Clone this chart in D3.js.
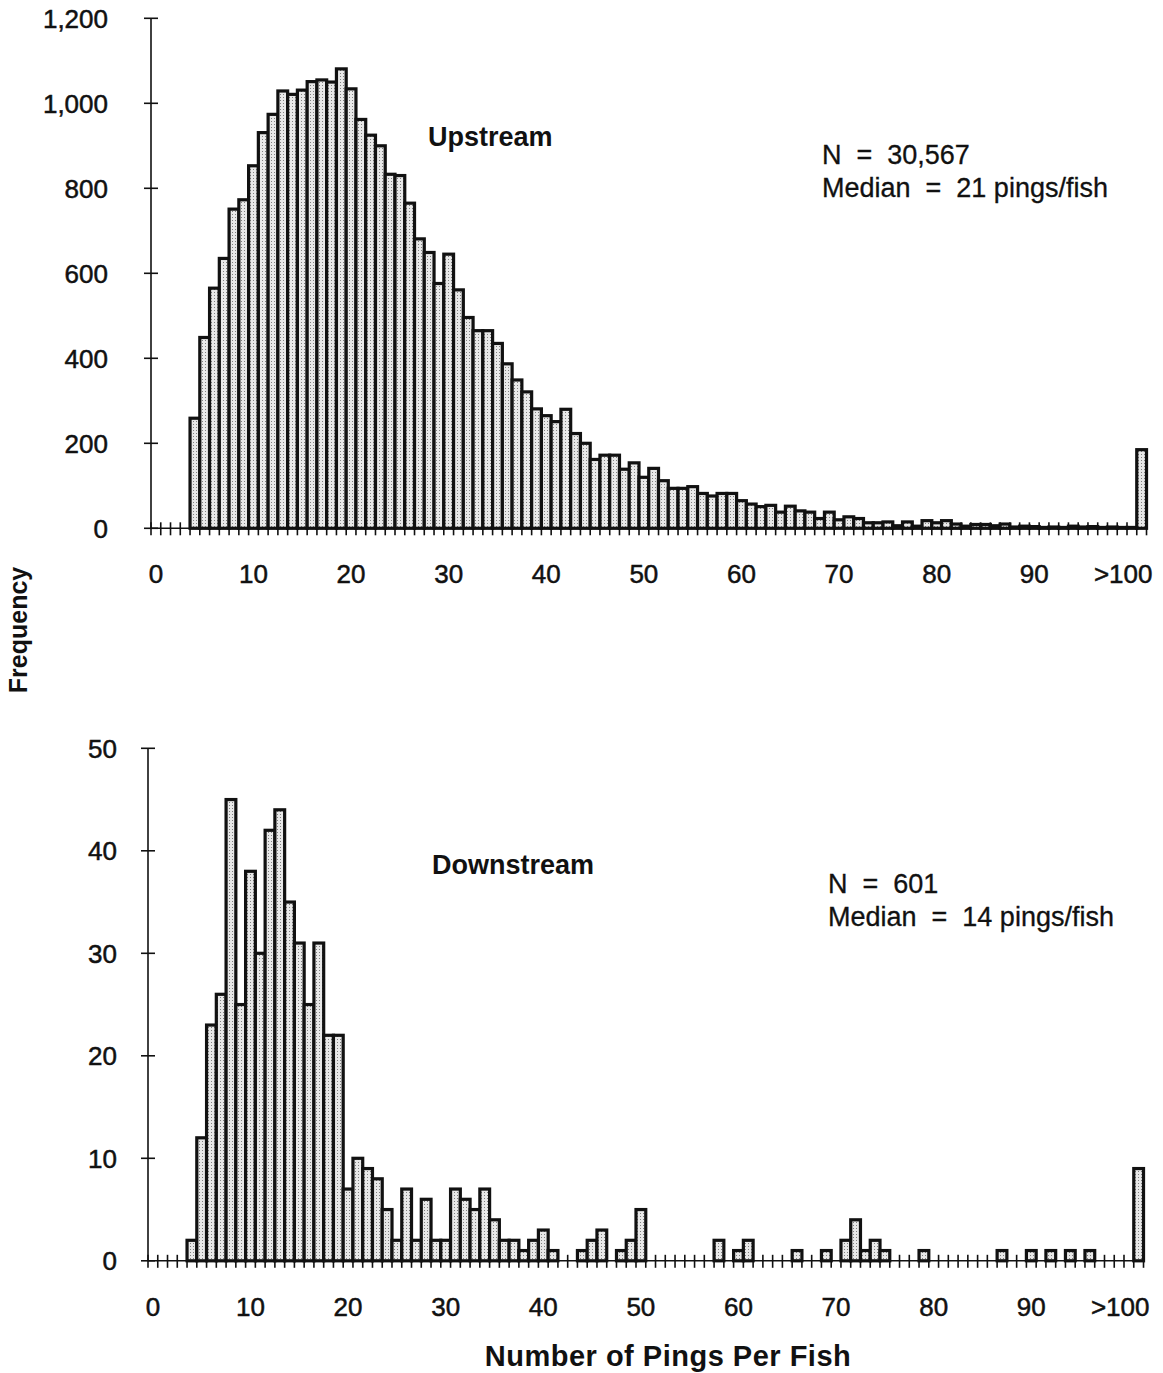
<!DOCTYPE html>
<html>
<head>
  <meta charset="UTF-8">
  <title>Pings per fish</title>
  <script src="https://d3js.org/d3.v7.min.js"></script>
  <style>
    body { margin: 0; background: #fff; }
    text { font-family: Arial, "Liberation Sans", Helvetica, sans-serif; fill: #111; }
    .tick-label { font-size: 26px; stroke: #111; stroke-width: 0.5px; }
    .note { font-size: 27px; white-space: pre; stroke: #111; stroke-width: 0.3px; }
    .title { font-size: 27px; font-weight: bold; }
    .axis-title { font-size: 25px; font-weight: bold; }
    .x-title { font-size: 29px; font-weight: bold; letter-spacing: 0.5px; }
    .bar { fill: url(#stipple); stroke: #111; stroke-width: 3.2; }
    .axis-line { stroke: #111; stroke-width: 1.6; }
  </style>
</head>
<body>
<svg width="1163" height="1373"></svg>
<script>
// bins 0..100 plus the ">100" bin
var bins = d3.range(0, 101).concat([">100"])

// Upstream: frequency per ping count, index = pings, last = >100
var upstream = [
  0, 0, 0, 0, 259, 449, 565, 635, 751, 773,          // 0-9
  853, 931, 974, 1029, 1021, 1031, 1051, 1055, 1050, 1081, // 10-19
  1034, 962, 925, 900, 833, 830, 765, 681, 649, 576,  // 20-29
  645, 561, 496, 465, 465, 435, 387, 349, 321, 281,   // 30-39
  265, 251, 280, 223, 200, 162, 172, 172, 139, 154,   // 40-49
  120, 141, 112, 94, 94, 98, 82, 76, 82, 82,          // 50-59
  65, 57, 51, 54, 38, 52, 41, 38, 23, 38,             // 60-69
  20, 27, 23, 13, 13, 15, 6, 15, 5, 18,               // 70-79
  13, 18, 10, 5, 9, 9, 6, 10, 3, 5,                   // 80-89
  4, 2, 3, 2, 5, 3, 4, 2, 3, 2,                       // 90-99
  2, 185                                              // 100, >100
]

// Downstream
var downstream = [
  0, 0, 0, 0, 2, 12, 23, 26, 45, 25,                  // 0-9
  38, 30, 42, 44, 35, 31, 25, 31, 22, 22,             // 10-19
  7, 10, 9, 8, 5, 2, 7, 2, 6, 2,                      // 20-29
  2, 7, 6, 5, 7, 4, 2, 2, 1, 2,                       // 30-39
  3, 1, 0, 0, 1, 2, 3, 0, 1, 2,                       // 40-49
  5, 0, 0, 0, 0, 0, 0, 0, 2, 0,                       // 50-59
  1, 2, 0, 0, 0, 0, 1, 0, 0, 1,                       // 60-69
  0, 2, 4, 1, 2, 1, 0, 0, 0, 1,                       // 70-79
  0, 0, 0, 0, 0, 0, 0, 1, 0, 0,                       // 80-89
  1, 0, 1, 0, 1, 0, 1, 0, 0, 0,                       // 90-99
  0, 9                                                // 100, >100
]

var xTickBins = [0, 10, 20, 30, 40, 50, 60, 70, 80, 90, ">100"]
var upYTicks = [0, 200, 400, 600, 800, 1000, 1200]
var downYTicks = [0, 10, 20, 30, 40, 50]

var svg = d3.select("svg")

// stippled grey fill like the printed bars
var pat = svg.append("defs").append("pattern")
  .attr("id", "stipple")
  .attr("patternUnits", "userSpaceOnUse")
  .attr("width", 3).attr("height", 3)
pat.append("rect").attr("width", 3).attr("height", 3).attr("fill", "#e8e8e8")
pat.append("rect").attr("x", 1).attr("y", 1).attr("width", 1).attr("height", 1).attr("fill", "#808080")

function panel(opts) {
  var g = svg.append("g")
  var x = d3.scaleBand().domain(bins)
    .range([opts.left, opts.left + bins.length * 9.76])
    .padding(0)
  var y = d3.scaleLinear().domain(opts.yDomain).range([opts.bottom, opts.top])
  var data = bins.map(function(b, i) { return { bin: b, v: opts.values[i] } })

  // x axis: baseline plus crossing ticks at every bin boundary
  g.append("line").attr("class", "axis-line")
    .attr("x1", opts.left).attr("x2", x.range()[1])
    .attr("y1", y(0)).attr("y2", y(0))
  g.selectAll(".xtick").data(bins.concat(["end"])).enter().append("line")
    .attr("class", "axis-line")
    .attr("x1", function(d) { return d === "end" ? x.range()[1] : x(d) })
    .attr("x2", function(d) { return d === "end" ? x.range()[1] : x(d) })
    .attr("y1", y(0) - 6).attr("y2", y(0) + 7)

  // y axis with crossing ticks
  g.append("line").attr("class", "axis-line")
    .attr("x1", opts.left).attr("x2", opts.left)
    .attr("y1", y(opts.yDomain[1])).attr("y2", y(0))
  g.selectAll(".ytick").data(opts.yTicks).enter().append("line")
    .attr("class", "axis-line")
    .attr("x1", opts.left - 7).attr("x2", opts.left + 7)
    .attr("y1", function(d) { return y(d) }).attr("y2", function(d) { return y(d) })
  g.selectAll(".ylab").data(opts.yTicks).enter().append("text")
    .attr("class", "tick-label")
    .attr("text-anchor", "end")
    .attr("x", opts.left - opts.labelGap)
    .attr("y", function(d) { return y(d) })
    .attr("dy", "0.36em")
    .text(d3.format(","))

  // bars (zero bins are not drawn)
  g.selectAll(".bar").data(data.filter(function(d) { return d.v > 0 })).enter().append("rect")
    .attr("class", "bar")
    .attr("x", function(d) { return x(d.bin) })
    .attr("width", x.bandwidth())
    .attr("y", function(d) { return y(d.v) })
    .attr("height", function(d) { return y(0) - y(d.v) })

  // x tick labels
  g.selectAll(".xlab").data(xTickBins).enter().append("text")
    .attr("class", "tick-label")
    .attr("text-anchor", function(d) { return d === ">100" ? "end" : "middle" })
    .attr("x", function(d) {
      return d === ">100" ? x(d) + x.bandwidth() + 6 : x(d) + x.bandwidth() / 2
    })
    .attr("y", y(0) + 55)
    .text(function(d) { return d })

  g.append("text").attr("class", "title")
    .attr("x", opts.titleX).attr("y", opts.titleY).text(opts.title)
  g.append("text").attr("class", "note")
    .attr("x", opts.noteX).attr("y", opts.noteY).text(opts.n)
  g.append("text").attr("class", "note")
    .attr("x", opts.noteX).attr("y", opts.noteY + 33).text(opts.median)
}

panel({
  values: upstream, left: 151, top: 18.3, bottom: 528.3,
  yDomain: [0, 1200], yTicks: upYTicks, labelGap: 43,
  title: "Upstream", titleX: 428, titleY: 146,
  n: "N  =  30,567", median: "Median  =  21 pings/fish", noteX: 822, noteY: 164
})

panel({
  values: downstream, left: 148, top: 748.3, bottom: 1260.8,
  yDomain: [0, 50], yTicks: downYTicks, labelGap: 31,
  title: "Downstream", titleX: 432, titleY: 874,
  n: "N  =  601", median: "Median  =  14 pings/fish", noteX: 828, noteY: 893
})

svg.append("text").attr("class", "axis-title")
  .attr("text-anchor", "middle")
  .attr("transform", "translate(27,630) rotate(-90)")
  .text("Frequency")

svg.append("text").attr("class", "x-title")
  .attr("text-anchor", "middle")
  .attr("x", 668).attr("y", 1366)
  .text("Number of Pings Per Fish")
</script>
</body>
</html>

_Your instructions_
The listing above must be printed again exactly, minus its pictures.

_The result_
Clone this chart in D3.js.
<!DOCTYPE html>
<html>
<head>
  <meta charset="UTF-8">
  <title>Pings per fish</title>
  <script src="https://d3js.org/d3.v7.min.js"></script>
  <style>
    body { margin: 0; background: #fff; }
    text { font-family: Arial, "Liberation Sans", Helvetica, sans-serif; fill: #111; }
    .tick-label { font-size: 26px; stroke: #111; stroke-width: 0.5px; }
    .note { font-size: 27px; white-space: pre; stroke: #111; stroke-width: 0.3px; }
    .title { font-size: 27px; font-weight: bold; }
    .axis-title { font-size: 25px; font-weight: bold; }
    .x-title { font-size: 29px; font-weight: bold; letter-spacing: 0.5px; }
    .bar { fill: url(#stipple); stroke: #111; stroke-width: 3.2; }
    .axis-line { stroke: #111; stroke-width: 1.6; }
  </style>
</head>
<body>
<svg width="1163" height="1373"></svg>
<script>
// bins 0..100 plus the ">100" bin
var bins = d3.range(0, 101).concat([">100"])

// Upstream: frequency per ping count, index = pings, last = >100
var upstream = [
  0, 0, 0, 0, 259, 449, 565, 635, 751, 773,          // 0-9
  853, 931, 974, 1029, 1021, 1031, 1051, 1055, 1050, 1081, // 10-19
  1034, 962, 925, 900, 833, 830, 765, 681, 649, 576,  // 20-29
  645, 561, 496, 465, 465, 435, 387, 349, 321, 281,   // 30-39
  265, 251, 280, 223, 200, 162, 172, 172, 139, 154,   // 40-49
  120, 141, 112, 94, 94, 98, 82, 76, 82, 82,          // 50-59
  65, 57, 51, 54, 38, 52, 41, 38, 23, 38,             // 60-69
  20, 27, 23, 13, 13, 15, 6, 15, 5, 18,               // 70-79
  13, 18, 10, 5, 9, 9, 6, 10, 3, 5,                   // 80-89
  4, 2, 3, 2, 5, 3, 4, 2, 3, 2,                       // 90-99
  2, 185                                              // 100, >100
]

// Downstream
var downstream = [
  0, 0, 0, 0, 2, 12, 23, 26, 45, 25,                  // 0-9
  38, 30, 42, 44, 35, 31, 25, 31, 22, 22,             // 10-19
  7, 10, 9, 8, 5, 2, 7, 2, 6, 2,                      // 20-29
  2, 7, 6, 5, 7, 4, 2, 2, 1, 2,                       // 30-39
  3, 1, 0, 0, 1, 2, 3, 0, 1, 2,                       // 40-49
  5, 0, 0, 0, 0, 0, 0, 0, 2, 0,                       // 50-59
  1, 2, 0, 0, 0, 0, 1, 0, 0, 1,                       // 60-69
  0, 2, 4, 1, 2, 1, 0, 0, 0, 1,                       // 70-79
  0, 0, 0, 0, 0, 0, 0, 1, 0, 0,                       // 80-89
  1, 0, 1, 0, 1, 0, 1, 0, 0, 0,                       // 90-99
  0, 9                                                // 100, >100
]

var xTickBins = [0, 10, 20, 30, 40, 50, 60, 70, 80, 90, ">100"]
var upYTicks = [0, 200, 400, 600, 800, 1000, 1200]
var downYTicks = [0, 10, 20, 30, 40, 50]

var svg = d3.select("svg")

// stippled grey fill like the printed bars
var pat = svg.append("defs").append("pattern")
  .attr("id", "stipple")
  .attr("patternUnits", "userSpaceOnUse")
  .attr("width", 3).attr("height", 3)
pat.append("rect").attr("width", 3).attr("height", 3).attr("fill", "#e8e8e8")
pat.append("rect").attr("x", 1).attr("y", 1).attr("width", 1).attr("height", 1).attr("fill", "#808080")

function panel(opts) {
  var g = svg.append("g")
  var x = d3.scaleBand().domain(bins)
    .range([opts.left, opts.left + bins.length * 9.76])
    .padding(0)
  var y = d3.scaleLinear().domain(opts.yDomain).range([opts.bottom, opts.top])
  var data = bins.map(function(b, i) { return { bin: b, v: opts.values[i] } })

  // x axis: baseline plus crossing ticks at every bin boundary
  g.append("line").attr("class", "axis-line")
    .attr("x1", opts.left).attr("x2", x.range()[1])
    .attr("y1", y(0)).attr("y2", y(0))
  g.selectAll(".xtick").data(bins.concat(["end"])).enter().append("line")
    .attr("class", "axis-line")
    .attr("x1", function(d) { return d === "end" ? x.range()[1] : x(d) })
    .attr("x2", function(d) { return d === "end" ? x.range()[1] : x(d) })
    .attr("y1", y(0) - 6).attr("y2", y(0) + 7)

  // y axis with crossing ticks
  g.append("line").attr("class", "axis-line")
    .attr("x1", opts.left).attr("x2", opts.left)
    .attr("y1", y(opts.yDomain[1])).attr("y2", y(0))
  g.selectAll(".ytick").data(opts.yTicks).enter().append("line")
    .attr("class", "axis-line")
    .attr("x1", opts.left - 7).attr("x2", opts.left + 7)
    .attr("y1", function(d) { return y(d) }).attr("y2", function(d) { return y(d) })
  g.selectAll(".ylab").data(opts.yTicks).enter().append("text")
    .attr("class", "tick-label")
    .attr("text-anchor", "end")
    .attr("x", opts.left - opts.labelGap)
    .attr("y", function(d) { return y(d) })
    .attr("dy", "0.36em")
    .text(d3.format(","))

  // bars (zero bins are not drawn)
  g.selectAll(".bar").data(data.filter(function(d) { return d.v > 0 })).enter().append("rect")
    .attr("class", "bar")
    .attr("x", function(d) { return x(d.bin) })
    .attr("width", x.bandwidth())
    .attr("y", function(d) { return y(d.v) })
    .attr("height", function(d) { return y(0) - y(d.v) })

  // x tick labels
  g.selectAll(".xlab").data(xTickBins).enter().append("text")
    .attr("class", "tick-label")
    .attr("text-anchor", function(d) { return d === ">100" ? "end" : "middle" })
    .attr("x", function(d) {
      return d === ">100" ? x(d) + x.bandwidth() + 6 : x(d) + x.bandwidth() / 2
    })
    .attr("y", y(0) + 55)
    .text(function(d) { return d })

  g.append("text").attr("class", "title")
    .attr("x", opts.titleX).attr("y", opts.titleY).text(opts.title)
  g.append("text").attr("class", "note")
    .attr("x", opts.noteX).attr("y", opts.noteY).text(opts.n)
  g.append("text").attr("class", "note")
    .attr("x", opts.noteX).attr("y", opts.noteY + 33).text(opts.median)
}

panel({
  values: upstream, left: 151, top: 18.3, bottom: 528.3,
  yDomain: [0, 1200], yTicks: upYTicks, labelGap: 43,
  title: "Upstream", titleX: 428, titleY: 146,
  n: "N  =  30,567", median: "Median  =  21 pings/fish", noteX: 822, noteY: 164
})

panel({
  values: downstream, left: 148, top: 748.3, bottom: 1260.8,
  yDomain: [0, 50], yTicks: downYTicks, labelGap: 31,
  title: "Downstream", titleX: 432, titleY: 874,
  n: "N  =  601", median: "Median  =  14 pings/fish", noteX: 828, noteY: 893
})

svg.append("text").attr("class", "axis-title")
  .attr("text-anchor", "middle")
  .attr("transform", "translate(27,630) rotate(-90)")
  .text("Frequency")

svg.append("text").attr("class", "x-title")
  .attr("text-anchor", "middle")
  .attr("x", 668).attr("y", 1366)
  .text("Number of Pings Per Fish")
</script>
</body>
</html>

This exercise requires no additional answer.